Mirbeau n’a jamais eu l’occasion de voyager en Afrique, pas même en Algérie, où il avait été invité par la toute nouvelle Ligue des Droits de l’Homme, en janvier 1899. Il ne la connaît donc que par la littérature, par les reportages lus dans les journaux et revues de l’époque et par quelques publications documentaires à diffusion restreinte. Il ne semble pas fasciné par l’Afrique comme il l’est par l’Inde ou par la Chine et il n’est pas exclu que, sur le compte des Noirs, il partage avec ses contemporains certains stéréotypes, par exemple sur leur innocence naturelle et leur naïveté, qui étaient répandus à l’époque et servaient à justifier les conquêtes coloniales par des États industrialisés et supposés civilisés et supérieurs. Mais du moins s’y oppose-t-il vigoureusement, à ces pillages sanglants de tout un continent,  et les dénonce-t-il avec une extrême virulence, dans l’espoir d’alerter l’opinion publique internationale. Et c’est précisément en donnant des peuples d’Afrique l’image idyllique de « peuples candides et doux » (« Colonisons », Le Journal, 13 novembre 1892) et de grands enfants batifolant dans la forêt comme des lapins (« Âmes de guerre », L’Humanité, 9 octobre 1904) qu’il a le plus de chances de toucher la sensibilité du lecteur et de le convaincre d’une réalité soigneusement camouflée : les véritables barbares, ce ne sont pas les Noirs, mais bien plutôt le général Archinard, qui ne connaît qu’un moyen de « civiliser » les Africains, c’est d’en « tu[er] sans pitié, un grand nombre », d’autant plus sereinement que « ça ne fait pas trop crier qu’on les massacre... parce que, dans l’esprit du public, les nègres ne sont pas des hommes, et sont presque des bêtes... » (Les 21 jours d’un neurasthénique, 1901) ; ou les colonnes infernales de Voulet et Chanoine, et de beaucoup d’autres officiers et explorateurs plus discrets, qui les exterminent joyeusement, au nom de la prétendue « civilisation » occidentale et chrétienne, afin de s’emparer de leurs richesses.
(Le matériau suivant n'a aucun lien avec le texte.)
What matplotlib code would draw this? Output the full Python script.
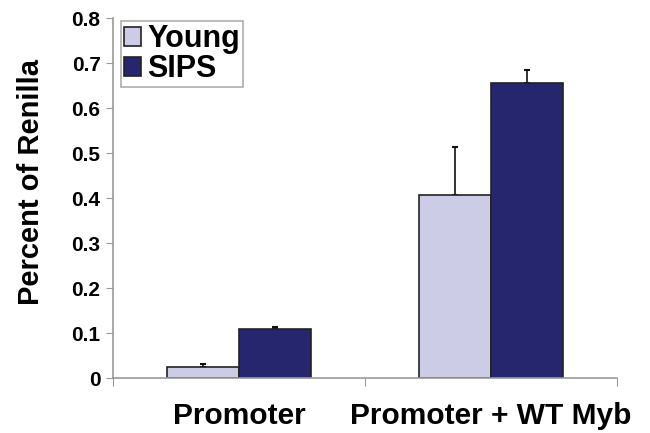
import matplotlib.pyplot as plt
import numpy as np

plt.rcParams['font.family'] = ['Liberation Sans', 'DejaVu Sans']
plt.rcParams['font.weight'] = 'bold'

categories = ["Promoter", "Promoter + WT Myb"]
series = ["Young", "SIPS"]
young = [0.024, 0.407]
sips = [0.109, 0.656]
young_err = [0.008, 0.106]
sips_err = [0.004, 0.028]

colors = ["#CCCCE6", "#26266E"]
grey = "#9A9A9A"

fig = plt.figure(figsize=(6.5, 4.33), dpi=100)
ax = fig.add_axes([0.174, 0.127, 0.775, 0.831])

x = np.arange(len(categories))
w = 0.286
for i, (vals, errs) in enumerate([(young, young_err), (sips, sips_err)]):
    ax.bar(x + (i - 0.5) * w, vals, w, color=colors[i], edgecolor="#222222",
           linewidth=1.2, label=series[i], zorder=2)
    ax.errorbar(x + (i - 0.5) * w, vals, yerr=[np.zeros(len(errs)), errs],
                fmt="none", ecolor="#111111", elinewidth=1.2, capsize=2,
                capthick=1.5, zorder=1)

ax.set_xlim(-0.5, 1.5)
ax.set_ylim(0, 0.8)
ax.set_yticks(np.arange(0, 0.81, 0.1))
ax.set_yticklabels(["0"] + ["%.1f" % v for v in np.arange(0.1, 0.81, 0.1)])
ax.set_xticks([-0.5, 0.5, 1.5])
ax.set_xticklabels([])
ax.set_xticks(x, minor=True)
ax.set_xticklabels(categories, minor=True, fontsize=21.5, fontweight="bold")
ax.tick_params(axis="x", which="minor", length=0, pad=17)
ax.tick_params(axis="x", which="major", length=6, color=grey, direction="out")
ax.tick_params(axis="y", length=5, color=grey, labelsize=15, pad=4)
for s in ["top", "right"]:
    ax.spines[s].set_visible(False)
for s in ["left", "bottom"]:
    ax.spines[s].set_color(grey)
    ax.spines[s].set_linewidth(1.2)

ax.set_ylabel("Percent of Renilla", fontsize=21, fontweight="bold")
ax.yaxis.set_label_coords(-0.135, 0.544)

leg = ax.legend(loc="upper left", bbox_to_anchor=(0.01, 1.0),
                handlelength=0.55, handleheight=0.55, handletextpad=0.2,
                borderpad=0.1, labelspacing=0.0, fancybox=False,
                borderaxespad=0.1, edgecolor=grey, prop={"weight": "bold", "size": 22})
leg.get_frame().set_linewidth(1.2)

fig.savefig("out.png", dpi=100)
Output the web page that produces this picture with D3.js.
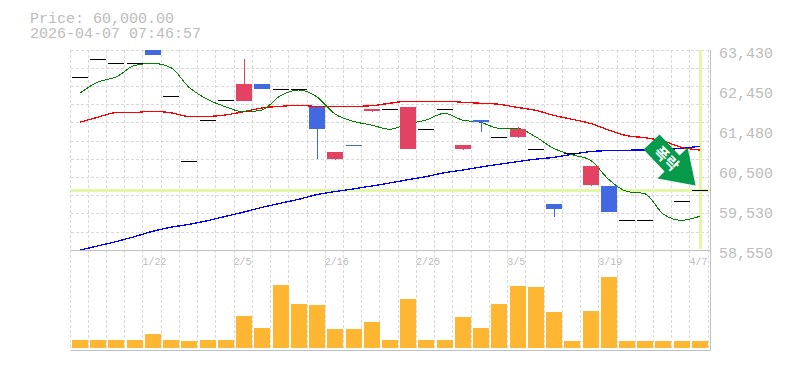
<!DOCTYPE html>
<html>
<head>
<meta charset="utf-8">
<script src="https://cdnjs.cloudflare.com/ajax/libs/d3/7.8.5/d3.min.js"></script>
<style>
html, body { margin: 0; padding: 0; background: #fff; }
svg { display: block; }
text { font-family: "Liberation Mono", monospace; fill: #bcbcbc; }
</style>
</head>
<body>
<div id="container"></div>
<script>
var tickIndex = [4, 9, 14, 19, 24, 29, 34];
var tickLabels = ['1/22', '2/5', '2/16', '2/25', '3/5', '3/19', '4/7'];
var priceTicks = [63430, 62450, 61480, 60500, 59530, 58550];
var currentPrice = 60000;
var titleLines = ['Price: 60,000.00', '2026-04-07 07:46:57'];

var opens = [62760, 63200, 63100, 63100, 63430, 62300, 60710, 61710, 62200, 62190, 62600, 62470, 62470, 62020, 60750, 61110, 61920, 61980, 60990, 61490, 61980, 61010, 61720, 61300, 61280, 61010, 59670, 60910, 60110, 60110, 59270, 59270, 58550, 59740, 60000];
var highs = [62760, 63200, 63100, 63100, 63430, 62300, 60710, 61710, 62200, 63210, 62600, 62470, 62470, 62020, 60940, 61110, 61970, 61980, 62020, 61490, 61980, 61110, 61720, 61300, 61540, 61010, 59670, 60910, 60580, 60110, 59270, 59270, 58550, 59740, 60000];
var lows = [62760, 63200, 63100, 63100, 63310, 62300, 60710, 61710, 62200, 62190, 62480, 62470, 62470, 60750, 60750, 61100, 61900, 61980, 60990, 61490, 61980, 61000, 61430, 61300, 61280, 61010, 59360, 60910, 60090, 59480, 59270, 59270, 58550, 59740, 60000];
var closes = [62760, 63200, 63100, 63100, 63310, 62300, 60710, 61710, 62200, 62600, 62480, 62470, 62470, 61480, 60920, 61100, 61970, 61980, 62020, 61490, 61980, 61110, 61670, 61300, 61480, 61010, 59550, 60910, 60580, 59480, 59270, 59270, 58550, 59740, 60000];

var ma5 = [62370, 62650, 62770, 63050, 63105, 63000, 62520, 62230, 62045, 61920, 61965, 62310, 62455, 62290, 61870, 61690, 61600, 61495, 61625, 61720, 61885, 61720, 61665, 61520, 61520, 61315, 61030, 60875, 60745, 60280, 59980, 59925, 59430, 59275, 59370];
var ma20 = [61665, 61790, 61900, 61905, 61935, 61900, 61810, 61810, 61845, 61925, 62015, 62055, 62080, 62055, 62055, 62055, 62070, 62130, 62180, 62180, 62180, 62155, 62130, 62105, 62030, 61960, 61835, 61740, 61640, 61480, 61340, 61290, 61210, 61055, 60990];
var ma60 = [58545, 58650, 58755, 58875, 59005, 59105, 59175, 59265, 59370, 59475, 59590, 59690, 59785, 59900, 59975, 60040, 60110, 60185, 60265, 60340, 60435, 60500, 60575, 60640, 60705, 60765, 60810, 60885, 60950, 60975, 60985, 60990, 61000, 61030, 61080];

var volumes = [8, 8, 8, 8, 14, 8, 7, 8, 8, 32, 20, 63, 44, 43, 19, 19, 26, 8, 49, 8, 8, 31, 20, 44, 62, 61, 36, 7, 37, 71, 7, 7, 7, 7, 7];

var width = 785,
    height = 370,
    left = 70.5,
    right = 708.7,
    priceTop = 50,
    priceBottom = 250,
    volumeTop = 277,
    volumeBottom = 348,
    axisBottom = 350,
    gridColor = '#d9d9d9',
    axisColor = '#c0c0c0',
    hiliteColor = '#e3f5a6',
    upColor = '#e34262',
    downColor = '#4169e1',
    svg;

var indexes = d3.range(opens.length);

var x = d3.scaleBand().domain(indexes).range([left, right]);
var y = d3.scaleLinear().domain([priceTicks[priceTicks.length - 1], priceTicks[0]]).range([priceBottom, priceTop]);
var yVolume = d3.scaleLinear().domain([0, d3.max(volumes)]).range([volumeBottom, volumeTop]);

function center(i) {
    return x(i) + x.bandwidth() / 2;
}

function barLeft(i) {
    return Math.round(x(i) + 1.5);
}

function createSvg() {
    svg = d3.select('#container')
        .append('svg')
        .attr('width', width)
        .attr('height', height);
}

function renderGrid() {
    var grid = svg.append('g')
        .attr('stroke', gridColor)
        .attr('stroke-dasharray', '3,2')
        .attr('shape-rendering', 'crispEdges');
    // 11 rows in the price pane, one column per bar
    d3.range(11).forEach(function (i) {
        var gy = Math.floor(priceTop + 0.2 + i * (priceBottom - priceTop) / 11) + 0.5;
        grid.append('line').attr('x1', left).attr('x2', 709).attr('y1', gy).attr('y2', gy);
    });
    indexes.concat([indexes.length]).forEach(function (i) {
        var gx = Math.floor(left - 0.5 + i * x.bandwidth()) + 0.5;
        grid.append('line').attr('x1', gx).attr('x2', gx).attr('y1', priceTop).attr('y2', axisBottom);
    });
}

function renderAxes() {
    var xAxis = d3.axisBottom(x)
        .tickValues(tickIndex)
        .tickSize(0)
        .tickFormat(function (d) { return tickLabels[tickIndex.indexOf(d)]; });
    var xg = svg.append('g')
        .attr('transform', 'translate(0,' + priceBottom + ')')
        .call(xAxis);
    xg.select('.domain').remove();
    xg.selectAll('text')
        .attr('x', -x.bandwidth() / 2 - 1)
        .attr('y', 8)
        .attr('text-anchor', 'start')
        .style('font-size', '10px');

    var yAxis = d3.axisRight(y)
        .tickValues(priceTicks)
        .tickSize(0)
        .tickFormat(d3.format(','));
    var yg = svg.append('g')
        .attr('transform', 'translate(709,0)')
        .call(yAxis);
    yg.select('.domain').remove();
    yg.selectAll('text')
        .attr('x', 10)
        .attr('dy', '0.52em')
        .style('font-size', '15px');

    var frame = svg.append('g')
        .attr('stroke', axisColor)
        .attr('shape-rendering', 'crispEdges');
    frame.append('line').attr('x1', left).attr('x2', 711).attr('y1', 250.5).attr('y2', 250.5);
    frame.append('line').attr('x1', left).attr('x2', 711).attr('y1', 350.5).attr('y2', 350.5);
    frame.append('line').attr('x1', 710.5).attr('x2', 710.5).attr('y1', priceTop).attr('y2', axisBottom + 1);
}

function renderHilite() {
    var last = indexes[indexes.length - 1];
    svg.append('rect')
        .attr('x', left)
        .attr('y', Math.floor(y(currentPrice)) - 1)
        .attr('width', 710 - left)
        .attr('height', 3)
        .attr('fill', hiliteColor);
    svg.append('rect')
        .attr('x', barLeft(last) + 7)
        .attr('y', priceTop)
        .attr('width', 3)
        .attr('height', priceBottom - priceTop - 1)
        .attr('fill', hiliteColor);
}

function renderLine(values, color, thickness) {
    var line = d3.line()
        .x(function (d, i) { return center(i); })
        .y(function (d) { return y(d); })
        .curve(d3.curveMonotoneX);
    svg.append('path')
        .datum(values)
        .attr('fill', 'none')
        .attr('stroke', color)
        .attr('stroke-width', thickness)
        .attr('shape-rendering', 'crispEdges')
        .attr('d', line);
}

function candleColor(i) {
    if (closes[i] > opens[i]) return upColor;
    if (closes[i] < opens[i]) return downColor;
    return '#000';
}

function renderCandles() {
    var g = svg.append('g').attr('shape-rendering', 'crispEdges');
    g.selectAll('.wick')
        .data(indexes)
        .join('rect')
        .attr('class', 'wick')
        .attr('x', function (i) { return barLeft(i) + 8; })
        .attr('y', function (i) { return Math.floor(y(highs[i])); })
        .attr('width', 1)
        .attr('height', function (i) { return Math.max(1, Math.round(y(lows[i]) - y(highs[i]))); })
        .attr('fill', candleColor);
    g.selectAll('.body')
        .data(indexes)
        .join('rect')
        .attr('class', 'body')
        .attr('x', barLeft)
        .attr('y', function (i) { return Math.floor(y(Math.max(opens[i], closes[i]))); })
        .attr('width', 16)
        .attr('height', function (i) { return Math.max(1, Math.round(Math.abs(y(opens[i]) - y(closes[i])))); })
        .attr('fill', candleColor);
}

function renderVolumes() {
    svg.append('g')
        .attr('shape-rendering', 'crispEdges')
        .selectAll('rect')
        .data(volumes)
        .join('rect')
        .attr('x', function (d, i) { return barLeft(i); })
        .attr('y', function (d) { return yVolume(d); })
        .attr('width', 16)
        .attr('height', function (d) { return volumeBottom - yVolume(d); })
        .attr('fill', '#ffb733');
}

function renderArrow() {
    // outline is relative to the tip, which sits just above the current price on the last bar
    var tipX = center(indexes[indexes.length - 1]) - 4,
        tipY = y(currentPrice) - 5;
    var outline = [[-36, -51], [-16, -30], [-8, -38], [0, 0], [-38, -7], [-31, -14], [-52, -36]];
    var g = svg.append('g').attr('transform', 'translate(' + tipX + ',' + tipY + ')');
    g.append('polygon')
        .attr('points', outline.join(' '))
        .attr('fill', '#069a4a');
    g.append('text')
        .attr('transform', 'translate(-29,-27) rotate(45)')
        .attr('text-anchor', 'middle')
        .attr('dy', '0.36em')
        .style('font-family', '"Noto Sans CJK KR"')
        .style('font-size', '15px')
        .style('font-weight', 'bold')
        .style('fill', '#fff')
        .text('폭락');
}

function renderTitle() {
    svg.selectAll('.title')
        .data(titleLines)
        .join('text')
        .attr('class', 'title')
        .attr('x', 30)
        .attr('y', function (d, i) { return 23 + i * 15; })
        .style('font-size', '15px')
        .text(function (d) { return d; });
}

createSvg();
renderGrid();
renderHilite();
renderLine(ma60, '#0000ff', 1.3);
renderLine(ma20, '#ff0000', 1.3);
renderLine(ma5, '#008000', 1);
renderVolumes();
renderCandles();
renderAxes();
renderArrow();
renderTitle();
</script>
</body>
</html>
Nombreuses sont, dans son œuvre, les évocations, choquantes ou émouvantes, de ces massacres et traitements inhumains qui ont fait de l’Afrique un véritable jardin des supplices et qui seront, selon lui, « la honte à jamais ineffaçable de notre temps » : 

* Dans « Colonisons » (loc. cit.), rebaptisé ironiquement « Civilisons » lors d’une reprise dans Le Journal, le 22 mai 1898, Mirbeau évoque « un vieux colonel », « modèle de toutes les vertus », qui, pour amuser ses charmants petits-enfants « émerveillés », leur raconte avec attendrissement comment, s’étant emparé de quelques Arabes « révoltés ou simplement en maraude », il les faisait « enterrer dans le sable, tout nus, jusqu’à la gorge, la tête rase, au soleil » puis « arroser comme des choux » : « Au bout de quelques minutes, les paupières se gonflaient, les yeux sortaient de l’orbite, la langue tuméfiée emplissait les bouches ouvertes, et la peau craquait presque, et rissolait sur les crânes nus… Ils mouraient en faisant d’affreuses grimaces... » Au chapitre V de la deuxième partie du Jardin des supplices (1899), Clara reprendra à son compte cet horrifique récit pour prouver que, tout bien pesé, les Chinois, tant s’en faut, ne sont « pas plus féroces » que les Français ou les Anglais, qui se prétendent humains et chrétiens.

* Dans « Maroquinerie » (Le Journal, 12 juillet 1896), Mirbeau imagine que le très réel général Archinard, conquérant du Soudan, est très fier d’avoir fait tapisser ses murs de « 109 peaux de nègres », soit, précise-t-il à l’interviewer surpris et interrogatif, « la population d’un petit hameau » : « Sur toute leur surface, ils étaient tendus de cuir, d’un cuir particulier, de grain très fin, de matière très lisse et dont le noir, verdâtre ici, et là mordoré, m’impressionna, je ne sais pourquoi, et me causa un inexprimable malaise. De ce cuir, une étrange odeur s’exhalait, violente et fade à la fois, et que je ne parvenais pas à définir. Une odeur sui generis, comme disent les chimistes. [...] / – Eh bien, c’est de la peau de nègre, mon garçon. [...] Employés de cette façon, les nègres ne seront plus de la matière inerte, et nos colonies serviront du moins à quelque chose... »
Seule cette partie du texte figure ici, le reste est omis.